Procter & Gamble has already stated that it will not advertise in “any war coverage that replaces normal entertainment programming”.

Just after the outbreak of the first Gulf War in 1991, Marketing Week reported that Coca-Cola, Pepsi Cola and Nestlé had no immediate plans to change strategy (MW January 25, 1991). The same seems to be holding true now: Coca-Cola has another week of its “Txt For Music” TV advertising to run and says it has no plans to pull the campaign.

Many buyers and TV sales executives point out that, unlike the outbreak of the first Gulf War or the terrorist attacks of September 11, the current hostilities were not unexpected. Clients have accordingly drawn up strategies and launch timings factoring in a possible war. Carat broadcast planning director David Peters says: “It’s not come as a great surprise to clients and it has been more a question of ‘when’ rather than ‘if’.”

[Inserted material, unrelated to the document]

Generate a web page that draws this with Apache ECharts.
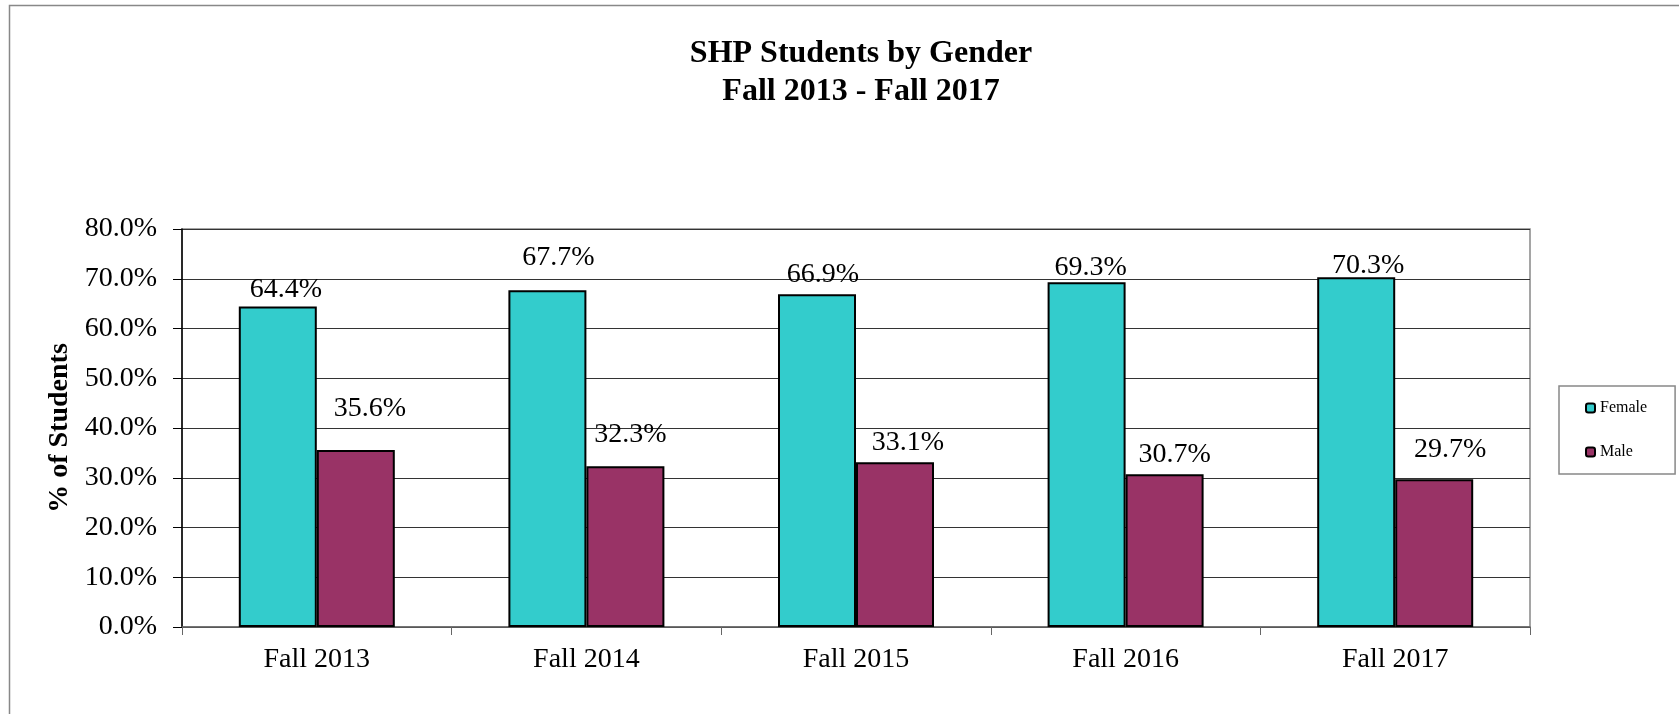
<!DOCTYPE html>
<html><head><meta charset="utf-8">
<script src="https://cdn.jsdelivr.net/npm/echarts@6/dist/echarts.min.js"></script>
<style>html,body{margin:0;padding:0;background:#fff}#c{width:1679px;height:714px}</style>
</head><body><div id="c"></div>
<script>
const categories = ['Fall 2013', 'Fall 2014', 'Fall 2015', 'Fall 2016', 'Fall 2017'];
const femaleValues = [64.4, 67.7, 66.9, 69.3, 70.3];
const maleValues = [35.6, 32.3, 33.1, 30.7, 29.7];
const yTicks = [0, 10, 20, 30, 40, 50, 60, 70, 80];
// label placement tweaks (dx, gap above bar) as in the original
const femaleLabelShift = [[8, 8], [11, 24], [6, 11], [4, 6], [12, 3]];
const maleLabelShift = [[14, 32], [5, 23], [13, 11], [10, 11], [16, 21]];

const FONT = '"Liberation Serif", "Times New Roman", serif';
function mkData(vals, shifts) {
  return vals.map((v, i) => ({
    value: v,
    label: { offset: [shifts[i][0], -(shifts[i][1] - 5)] }
  }));
}
const chart = echarts.init(document.getElementById('c'));
chart.setOption({
  animation: false,
  backgroundColor: '#fff',
  title: {
    text: 'SHP Students by Gender\nFall 2013 - Fall 2017',
    left: 856, top: 30, textAlign: 'center',
    textStyle: { fontFamily: FONT, fontSize: 32, fontWeight: 'bold', color: '#000', lineHeight: 38 }
  },
  graphic: [{
    type: 'rect', silent: true, z: -1,
    shape: { x: 9.5, y: 5.5, width: 1700, height: 800 },
    style: { fill: 'none', stroke: '#888', lineWidth: 1.5 }
  }],
  legend: {
    orient: 'vertical', left: 1559, top: 386,
    padding: [14, 28, 14, 26], itemGap: 28,
    itemWidth: 9, itemHeight: 9,
    borderColor: '#888', borderWidth: 1.5, backgroundColor: '#fff',
    textStyle: { fontFamily: FONT, fontSize: 16, color: '#000' },
    data: [
      { name: 'Female', itemStyle: { borderColor: '#000', borderWidth: 2 } },
      { name: 'Male', itemStyle: { borderColor: '#000', borderWidth: 2 } }
    ]
  },
  grid: { left: 182, right: 149, top: 229, bottom: 87, show: true, borderColor: '#888', borderWidth: 1.5 },
  xAxis: {
    type: 'category', data: categories,
    axisLine: { lineStyle: { color: '#666', width: 1.5 } },
    axisTick: { show: true, length: 8, lineStyle: { color: '#666' } },
    axisLabel: { fontFamily: FONT, fontSize: 28, color: '#000', margin: 19 }
  },
  yAxis: {
    type: 'value', min: yTicks[0], max: yTicks[yTicks.length - 1], interval: 10,
    name: '% of Students', nameLocation: 'middle', nameGap: 103,
    nameTextStyle: { fontFamily: FONT, fontSize: 28, fontWeight: 'bold', color: '#000' },
    axisLine: { show: true, lineStyle: { color: '#000', width: 1.5 } },
    axisTick: { show: true, length: 9, lineStyle: { color: '#000' } },
    axisLabel: { fontFamily: FONT, fontSize: 28, color: '#000', margin: 25, formatter: v => v.toFixed(1) + '%' },
    splitLine: { show: true, lineStyle: { color: '#333', width: 1 } }
  },
  series: [
    {
      name: 'Female', type: 'bar', barWidth: 78, barGap: '0%',
      data: mkData(femaleValues, femaleLabelShift),
      itemStyle: { color: '#33CCCC', borderColor: '#000', borderWidth: 2 },
      label: { show: true, position: 'top', distance: 0, fontFamily: FONT, fontSize: 28, color: '#000', formatter: p => p.value.toFixed(1) + '%' }
    },
    {
      name: 'Male', type: 'bar', barWidth: 78, barGap: '0%',
      data: mkData(maleValues, maleLabelShift),
      itemStyle: { color: '#993366', borderColor: '#000', borderWidth: 2 },
      label: { show: true, position: 'top', distance: 0, fontFamily: FONT, fontSize: 28, color: '#000', formatter: p => p.value.toFixed(1) + '%' }
    }
  ]
});
</script></body></html>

The previous Gulf War appeared to slow down the rate of advertising growth. Lorna Tilbian of Numis Securities quoting an Outlook survey said that worldwide advertising spend, including the US, which had risen 8.5 per cent in 1990, took a dip in 1991 when hostilities erupted, rising only 2.3 per cent, and then rose again in 1992 by six per cent. Advertising spend outside the US followed a similar pattern, rising 11.8 per cent in 1990, then slowing in 1991 with a 5.5 per cent increase and picking up again with a 7.5 per cent rise in 1992.

Granada, at its annual general meeting last week, forecast that advertising revenues across ITV1 and ITV2 for the first half of the year would match the performance of 12 months ago, despite Easter falling in April this year, rather than March. But it warned that war in Iraq was hitting clients’ spending plans.

TV channels are taking a flexible approach to clients wanting to postpone campaigns, although there has to be a strong case made for deferral. Peters says “It’s a case-by-case situation and they’re not adopting a ‘one size fits all’ policy.”

The packaged goods sector is expected to maintain its marketing spend. For instance Britvic Soft Drinks has a &£6.25m launch campaign lined up for the end of April for its new children’s drink Freekee Soda and category director Andrew Marsden says that, while the situation is being monitored, the launch campaign is still on course.

Radio industry insiders are particularly concerned that war will have a detrimental effect on advertising spend, given that the month of April is already looking flat, despite the presence of Easter which tends to boost revenue.

But Chrysalis Radio-owned talk radio station LBC is taking advantage of the conflict to push its services LBC 97.3 FM and LBC News with a press advertising campaign.

Newspaper insiders suggest that the threat of war has put special client projects on hold. Now that the conflict has begun, some regular advertising is likely to be lost because of editorial coverage taking up more pages. The national newspapers have been printing special overnight editions and, as one buyer points out, circulations are likely to rise, which should help to offset any drop in advertising revenue.

The war comes on top of an economic slump and it’s possible that some advertisers may try to use the hostilities as an excuse to cut marketing budgets altogether. But Lawrie Procter, commercial director for The Independent newspaper, points out: “September 11 was a great excuse to pull marketing spend, but I don’t think clients need an excuse now, as the second half of last year showed such grim trading any way.”

Media Planning Group head of broadcast Andrew Canter claims that since the last Gulf war, clients have learned not to make knee-jerk reactions: “Last time clients cut back in drastic form, but this time there is a much more pragmatic view.”

The marketing community, like the rest of the world, is hoping for a short conflict. A key date will be the delayed Budget on April 9. If by then there is no good news on the horizon for the economy – and if the war isn’t going to plan – media owners may find themselves hunkering down for a prolonged advertising slump.